Cloud ERP modernization creates an opportunity to retire brittle point-to-point integrations and replace them with governed services. It also enables stronger observability. Operations leaders can monitor message failures, delayed acknowledgments, inventory sync exceptions, and workflow bottlenecks as part of daily execution management rather than post-incident analysis.

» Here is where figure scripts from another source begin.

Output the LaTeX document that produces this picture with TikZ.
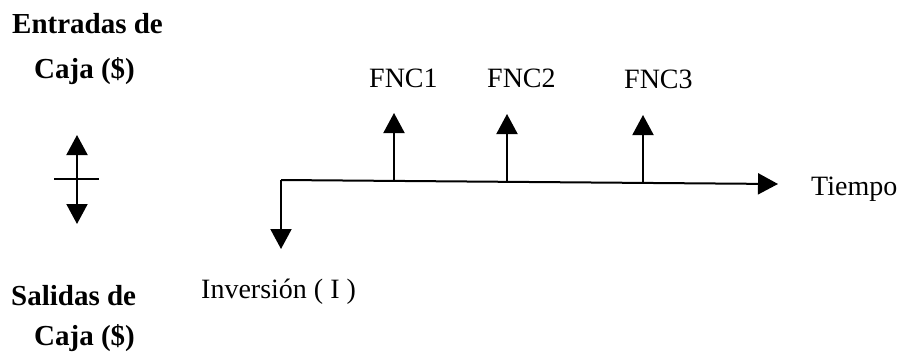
\documentclass[tikz,border=0pt]{standalone}
\usepackage{fontspec}
\setmainfont{Liberation Serif}
\usetikzlibrary{arrows.meta}
\begin{document}
\begin{tikzpicture}[x=1pt,y=-1pt,
  lbl/.style={inner sep=0pt,anchor=base west,font=\fontsize{28}{32}\selectfont},
  blbl/.style={inner sep=0pt,anchor=base west,font=\fontsize{29}{32}\selectfont\bfseries},
  ln/.style={line width=2pt},
  arr/.style={ln,-{Triangle[length=20pt,width=21pt]}}]
\useasboundingbox (0,0) rectangle (907,351);
% left legend
\node[blbl] (ent) at (12,33) {Entradas de};
\node[blbl] (caja1) at (34,78) {Caja (\$)};
\node[blbl] (sal) at (11,305) {Salidas de};
\node[blbl] (caja2) at (34,345) {Caja (\$)};
\coordinate (lc) at (77,179);
\coordinate (lt) at (77,135);
\coordinate (lb) at (77,224);
\coordinate (bl) at (54,179);
\coordinate (br) at (99,179);
\draw[arr] (lc) -- (lt);
\draw[arr] (lc) -- (lb);
\draw[ln] (bl) -- (br);
% time line
\coordinate (o) at (281,180);
\coordinate (e) at (778,184);
\coordinate (p1) at (394,181);
\coordinate (p2) at (507,182);
\coordinate (p3) at (643,183);
\coordinate (inv) at (281,249);
\coordinate (t1) at (394,113);
\coordinate (t2) at (507,114);
\coordinate (t3) at (643,115);
\draw[arr] (o) -- (e);
\draw[arr] (o) -- (inv);
\draw[arr] (p1) -- (t1);
\draw[arr] (p2) -- (t2);
\draw[arr] (p3) -- (t3);
\node[lbl] (f1) at (369,87) {FNC1};
\node[lbl] (f2) at (487,87) {FNC2};
\node[lbl] (f3) at (624,88) {FNC3};
\node[lbl] (tie) at (811,195) {Tiempo};
\node[lbl] (invl) at (201,298) {Inversión ( I )};
\end{tikzpicture}
\end{document}
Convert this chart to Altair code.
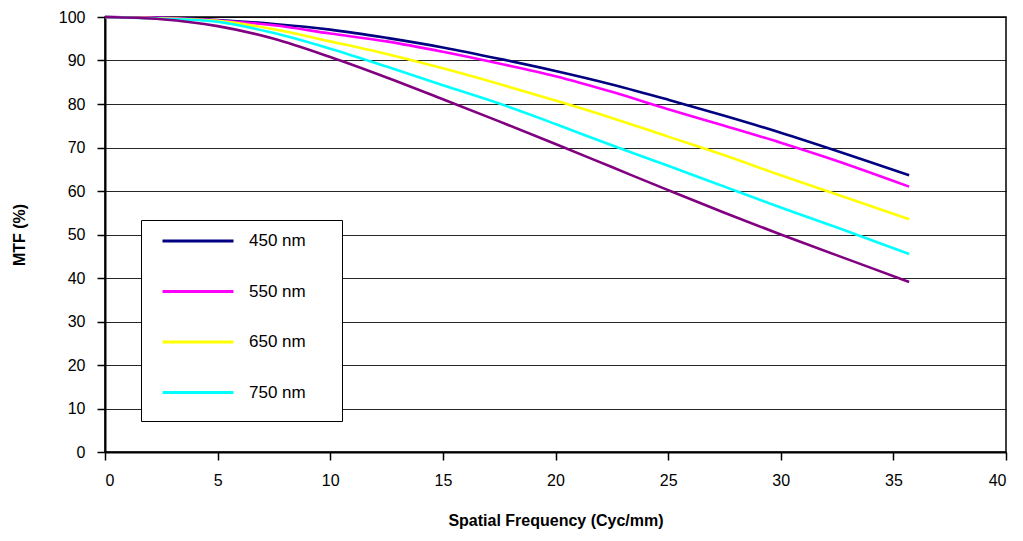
import altair as alt
import pandas as pd

freq = [0, 2.5, 5, 7.5, 10, 12.5, 15, 17.5, 20, 22.5, 25, 27.5, 30, 32.5, 35.7]
mtf_450 = [100, 99.8, 99.3, 98.4, 97.1, 95.2, 93.0, 90.4, 87.6, 84.5, 81.0, 77.3, 73.4, 69.2, 63.6]
mtf_550 = [100, 99.8, 99.2, 98.1, 96.2, 94.4, 92.0, 89.3, 86.4, 82.8, 78.8, 75.0, 71.1, 66.9, 61.0]
mtf_650 = [100, 99.7, 99.1, 97.2, 94.4, 91.5, 88.2, 84.6, 80.8, 76.8, 72.5, 68.2, 63.6, 59.2, 53.5]
mtf_750 = [100, 99.6, 98.9, 96.3, 92.7, 88.6, 84.3, 80.1, 75.4, 70.5, 65.8, 61.0, 56.2, 51.6, 45.5]
mtf_unlabelled = [100, 99.5, 97.9, 95.0, 90.8, 86.1, 81.1, 76.0, 70.8, 65.5, 60.2, 55.0, 50.0, 45.2, 39.1]

series_names = ["450 nm", "550 nm", "650 nm", "750 nm", "unlabelled"]
series_values = [mtf_450, mtf_550, mtf_650, mtf_750, mtf_unlabelled]
series_colors = ["#000080", "#FF00FF", "#FFFF00", "#00FFFF", "#800080"]
legend_labels = series_names[:4]

x_ticks = [0, 5, 10, 15, 20, 25, 30, 35, 40]
y_ticks = [0, 10, 20, 30, 40, 50, 60, 70, 80, 90, 100]

rows = []
for order, (name, vals) in enumerate(zip(series_names, series_values)):
    for f, v in zip(freq, vals):
        rows.append({"series": name, "freq": f, "mtf": v, "order": order})
df = pd.DataFrame(rows)

FONT = "Liberation Sans"
NBSP = "\u00a0"
ZWSP = "\u200b"

chart = alt.Chart(df).mark_line(strokeWidth=2.6, interpolate="catmull-rom").encode(
    x=alt.X("freq:Q",
            scale=alt.Scale(domain=[0, 40], nice=False, zero=False),
            axis=alt.Axis(values=x_ticks, title="Spatial Frequency (Cyc/mm)", grid=False,
                          labelPadding=12, titlePadding=24, tickSize=8)),
    y=alt.Y("mtf:Q",
            scale=alt.Scale(domain=[0, 100], nice=False),
            axis=alt.Axis(values=y_ticks, title="MTF (%)", grid=True,
                          labelPadding=12, titlePadding=31, tickSize=8)),
    color=alt.Color("series:N",
                    scale=alt.Scale(domain=series_names, range=series_colors),
                    sort=series_names,
                    legend=alt.Legend(orient="none", legendX=36, legendY=203,
                                      values=legend_labels,
                                      title=NBSP, titleOrient="bottom", titleFontSize=6,
                                      titlePadding=1,
                                      symbolType="stroke", symbolSize=5041,
                                      symbolStrokeWidth=3, symbolOffset=8,
                                      labelFont=FONT, labelFontSize=17, labelColor="black",
                                      labelOffset=14, clipHeight=18, rowPadding=32.5,
                                      padding=12, strokeColor="black", fillColor="white",
                                      labelExpr="datum.label + '" + NBSP * 5 + ZWSP + "'")),
    order=alt.Order("order:Q"),
).properties(
    width=901, height=435,
    autosize=alt.AutoSizeParams(type="none"),
    padding={"left": 97, "top": 9, "right": 5, "bottom": 86},
).configure_view(
    stroke="black", strokeWidth=1.5,
).configure_axis(
    labelFont=FONT, labelFontSize=16, labelColor="black",
    titleFont=FONT, titleFontSize=16, titleFontWeight="bold", titleColor="black",
    domainColor="black", domainWidth=2, tickColor="black", tickWidth=1.5,
    gridColor="black", gridWidth=1, gridOpacity=0.85,
)

chart.save("out.html", embed_options={"renderer": "svg", "actions": False})
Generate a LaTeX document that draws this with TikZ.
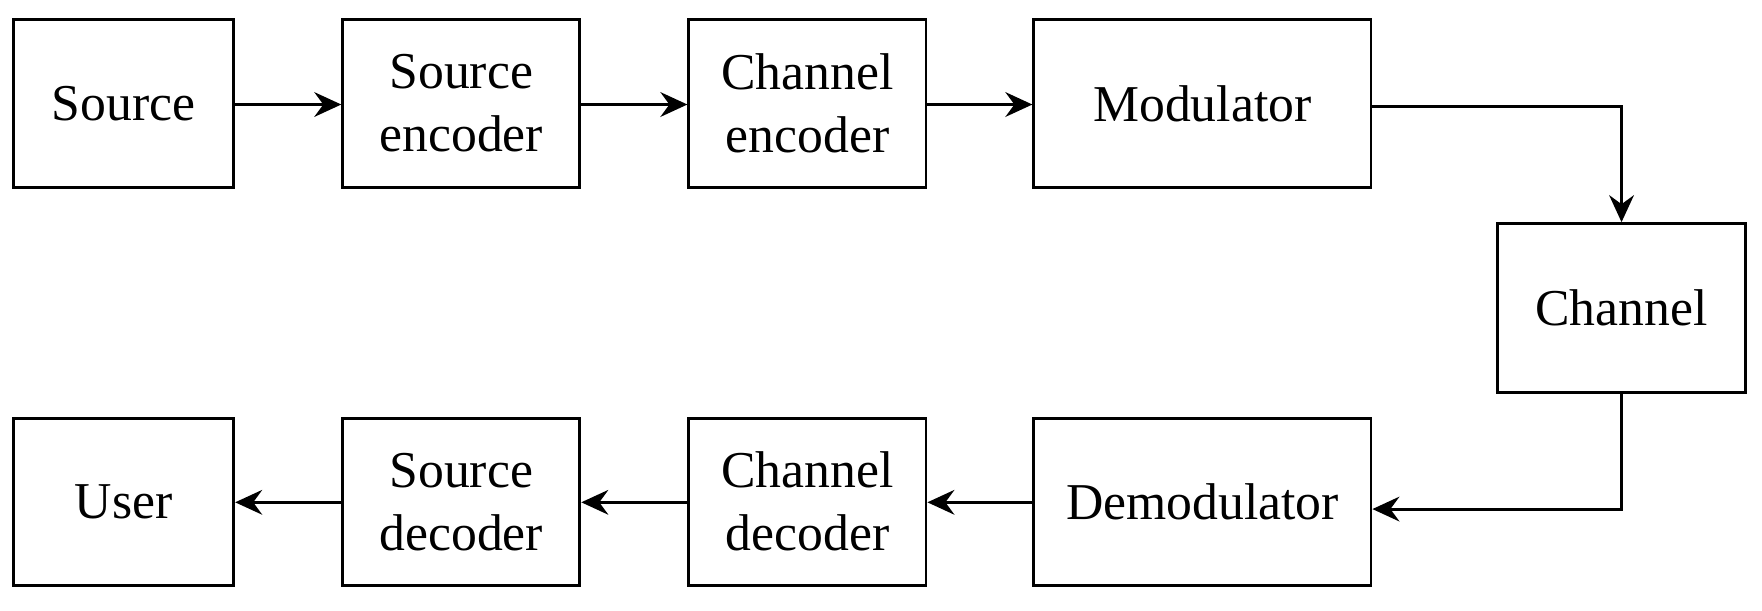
\documentclass[tikz,border=0pt]{standalone}
\usepackage{fontspec}
\setmainfont{Liberation Serif}
\usetikzlibrary{arrows.meta}
\begin{document}
\begin{tikzpicture}[x=0.5pt,y=-0.5pt,
  blk/.style={draw,line width=1.3pt,inner sep=0pt,align=center,font=\fontsize{23}{28}\selectfont},
  conn/.style={line width=1.3pt,-{Stealth[length=12pt,width=11pt,inset=4pt]}}]
\useasboundingbox (0,0) rectangle (1568,543);
\newcommand{\bx}[6]{\node[blk,minimum width={(#4-#2)*0.5pt},minimum height={(#5-#3)*0.5pt}] (#1) at ({(#2+#4)/2},{(#3+#5)/2}) {#6};}
\bx{src}{12}{17}{208}{167}{Source}
\bx{senc}{305}{17}{516}{167}{Source\\encoder}
\bx{cenc}{613}{17}{824}{167}{Channel\\encoder}
\bx{mod}{920}{17}{1220}{167}{Modulator}
\bx{ch}{1333}{199}{1553}{349}{Channel}
\bx{usr}{12}{372}{208}{521}{User}
\bx{sdec}{305}{372}{516}{521}{Source\\decoder}
\bx{cdec}{613}{372}{824}{521}{Channel\\decoder}
\bx{dem}{920}{372}{1220}{521}{Demodulator}
\draw[conn] (src.east|-0,93) -- (senc.west|-0,93);
\draw[conn] (senc.east|-0,93) -- (cenc.west|-0,93);
\draw[conn] (cenc.east|-0,93) -- (mod.west|-0,93);
\draw[conn] (mod.east|-0,95) -| (ch.north);
\draw[conn] (ch.south) |- (dem.east|-0,453);
\draw[conn] (dem.west|-0,447) -- (cdec.east|-0,447);
\draw[conn] (cdec.west|-0,447) -- (sdec.east|-0,447);
\draw[conn] (sdec.west|-0,447) -- (usr.east|-0,447);
\end{tikzpicture}
\end{document}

- Prioritize high-impact workflows first, such as order allocation, inventory synchronization, transfer tracking, and shipment confirmation
- Define a canonical data model before scaling integrations across sites and partners
- Instrument every integration with monitoring, retry logic, and business-level exception alerts
- Separate local execution flexibility from enterprise control by standardizing events rather than forcing identical site tools
- Use AI for exception triage and forecasting support, not uncontrolled autonomous transaction posting
Governance, KPIs, and executive recommendations
Distribution visibility initiatives often underperform because ownership is fragmented. IT manages interfaces, operations manages warehouses, finance manages inventory valuation, and customer service manages order communication. A successful program requires a cross-functional governance model with clear accountability for process definitions, integration standards, master data quality, and exception response procedures.
Executives should require a KPI framework that measures both system performance and operational outcomes. Useful metrics include inventory accuracy by site, order cycle time, transfer lead time, fill rate, backorder aging, shipment confirmation latency, integration failure rate, and percentage of exceptions resolved within SLA. These metrics should be reviewed at both enterprise and site levels because local process drift is common in distributed networks.
From a strategic standpoint, the recommendation is to treat distribution process visibility as a control tower capability built on ERP automation, not as a standalone dashboard project. The organizations that gain the most value are those that align process design, integration architecture, and operational governance. When that alignment is in place, multi-site distribution becomes more scalable, more predictable, and less dependent on manual coordination.